Innovation that is done in the context of business strategy tends to be more focused, efficient, and business-model relevant. Innovation should not be viewed as a way to take the organization off its strategic track and in new directions. Rather, innovation should be applied in a way that makes the current strategic track more successful and profitable…true growth.
Yet the tendency is to view this approach as incrementalism and not disruptive enough in the Christensen sense. Some would say that starting with your current situation is not bold and is risk adverse. “We’re not thinking outside the box” is the usual incantation at this point. Instead, there is a preference to chasing “white space” and “open source” innovation as a source of growth. Some executives prefer the lure of white space and opportunity spotting, and they readily acknowledge that it is “low yield by design.” The Scarcity Principle tends to make these opportunities seem more valuable than they really are. White space chasers position themselves as fighting the heroic fight. Resources come pouring in.
The best Fortune 100 companies pursue high yield, organic innovation efforts… not “low-yield-by-design” efforts. High yield innovation comes from tying innovation directly to the strategic marketing context of the firm. Ideas generated this way help the organization stretch its model in a way that is achievable and internally-sellable.

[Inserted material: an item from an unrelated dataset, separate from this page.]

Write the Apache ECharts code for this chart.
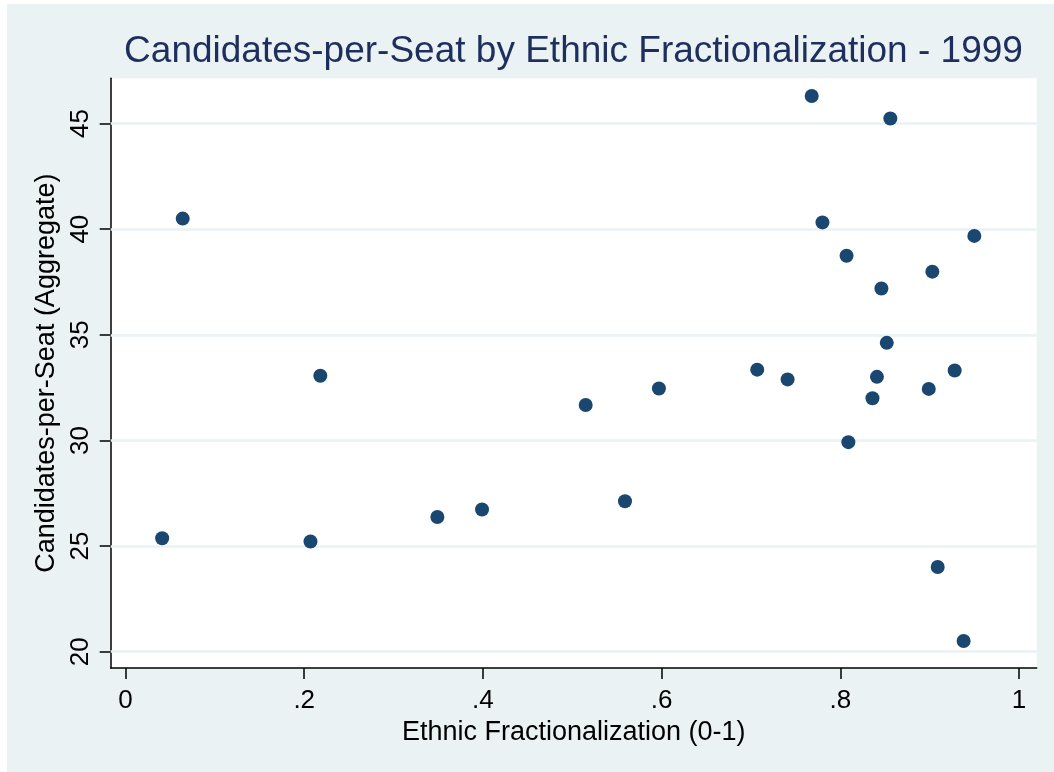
<!DOCTYPE html>
<html>
<head>
<meta charset="utf-8">
<script src="https://cdn.jsdelivr.net/npm/echarts@6/dist/echarts.min.js"></script>
<style>
html,body{margin:0;padding:0;background:#ffffff;width:1054px;height:772px;overflow:hidden;}
#c{position:absolute;left:7px;top:4px;width:1047px;height:768px;}
</style>
</head>
<body>
<div id="c"></div>
<script>
// Ethnic fractionalization (x) and candidates-per-seat (y), 1999
var fractionalization = [0.041, 0.064, 0.207, 0.218, 0.349, 0.399, 0.515, 0.559, 0.597, 0.707, 0.741, 0.768, 0.780, 0.807, 0.809, 0.836, 0.841, 0.846, 0.852, 0.856, 0.899, 0.903, 0.909, 0.928, 0.938, 0.950];
var candidatesPerSeat = [25.37, 40.50, 25.22, 33.06, 26.38, 26.73, 31.68, 27.12, 32.46, 33.35, 32.89, 46.30, 40.32, 38.74, 29.92, 32.00, 33.01, 37.19, 34.62, 45.24, 32.44, 37.99, 24.01, 33.31, 20.51, 39.68];
var xTicks = [0, 0.2, 0.4, 0.6, 0.8, 1];
var yTicks = [20, 25, 30, 35, 40, 45];
var titleText = 'Candidates-per-Seat by Ethnic Fractionalization - 1999';
var xTitle = 'Ethnic Fractionalization (0-1)';
var yTitle = 'Candidates-per-Seat (Aggregate)';

var points = fractionalization.map(function (x, i) { return [x, candidatesPerSeat[i]]; });
var FONT = '"Liberation Sans", Arial, sans-serif';

var chart = echarts.init(document.getElementById('c'), null, {renderer: 'canvas'});
chart.setOption({
  backgroundColor: '#eaf2f3',
  animation: false,
  title: {
    text: titleText,
    left: 566.5,
    textAlign: 'center',
    top: 29,
    padding: 0,
    textStyle: {fontFamily: FONT, fontSize: 37, fontWeight: 'normal', color: '#1e2f5e'}
  },
  grid: {
    left: 103.7, top: 74.3, right: 17.3, bottom: 104,
    show: true, backgroundColor: '#ffffff', borderWidth: 0
  },
  xAxis: {
    type: 'value',
    min: -0.0166, max: 1.0198,
    name: xTitle,
    nameLocation: 'middle',
    nameGap: 42,
    nameTextStyle: {fontFamily: FONT, fontSize: 27, color: '#000'},
    axisLine: {show: true, onZero: false, lineStyle: {color: '#000', width: 1.5}},
    axisTick: {show: true, length: 11, customValues: xTicks, lineStyle: {color: '#000', width: 1.5}},
    axisLabel: {
      customValues: xTicks,
      margin: 20,
      fontFamily: FONT, fontSize: 26, color: '#000',
      formatter: function (v) { var s = String(Math.round(v * 10) / 10); return s.replace(/^0\./, '.'); }
    },
    splitLine: {show: false}
  },
  yAxis: {
    type: 'value',
    min: 19.23, max: 47.14,
    name: yTitle,
    nameLocation: 'middle',
    nameGap: 41,
    nameRotate: 90,
    nameTextStyle: {fontFamily: FONT, fontSize: 27, color: '#000'},
    axisLine: {show: true, onZero: false, lineStyle: {color: '#000', width: 1.5}},
    axisTick: {show: true, length: 11, customValues: yTicks, lineStyle: {color: '#000', width: 1.5}},
    axisLabel: {
      customValues: yTicks,
      rotate: 90,
      align: 'center',
      verticalAlign: 'middle',
      margin: 30,
      fontFamily: FONT, fontSize: 26, color: '#000',
      formatter: function (v) { return String(Math.round(v)); }
    },
    splitLine: {show: false}
  },
  series: [
    {
      type: 'scatter',
      data: [],
      z: 1,
      silent: true,
      markLine: {
        z: 1,
        silent: true,
        symbol: ['none', 'none'],
        label: {show: false},
        lineStyle: {color: '#eaf2f3', width: 2.5, type: 'solid'},
        data: yTicks.map(function (t) { return {yAxis: t}; })
      }
    },
    {
      type: 'scatter',
      z: 10,
      data: points,
      symbol: 'circle',
      symbolSize: 14,
      itemStyle: {color: '#1a476f', opacity: 1}
    }
  ]
});
</script>
</body>
</html>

How do you tie innovation to strategy? Professor Christie Nordhielm from the University of Michigan has developed what I consider the best single contribution to marketing thought since the 4P’s. Her Big Picture framework of the marketing management process provides the context for innovating across the entire business model. Applying systematic innovation tools to each aspect of her Big Picture model can yield amazing insights at both the strategic and tactical levels of the business. It is the intersection of these two ideas…Big Picture Strategy and Systematic Inventive Thinking…that will yield consistent, profitable results. Innovation follows strategy…not the other way around.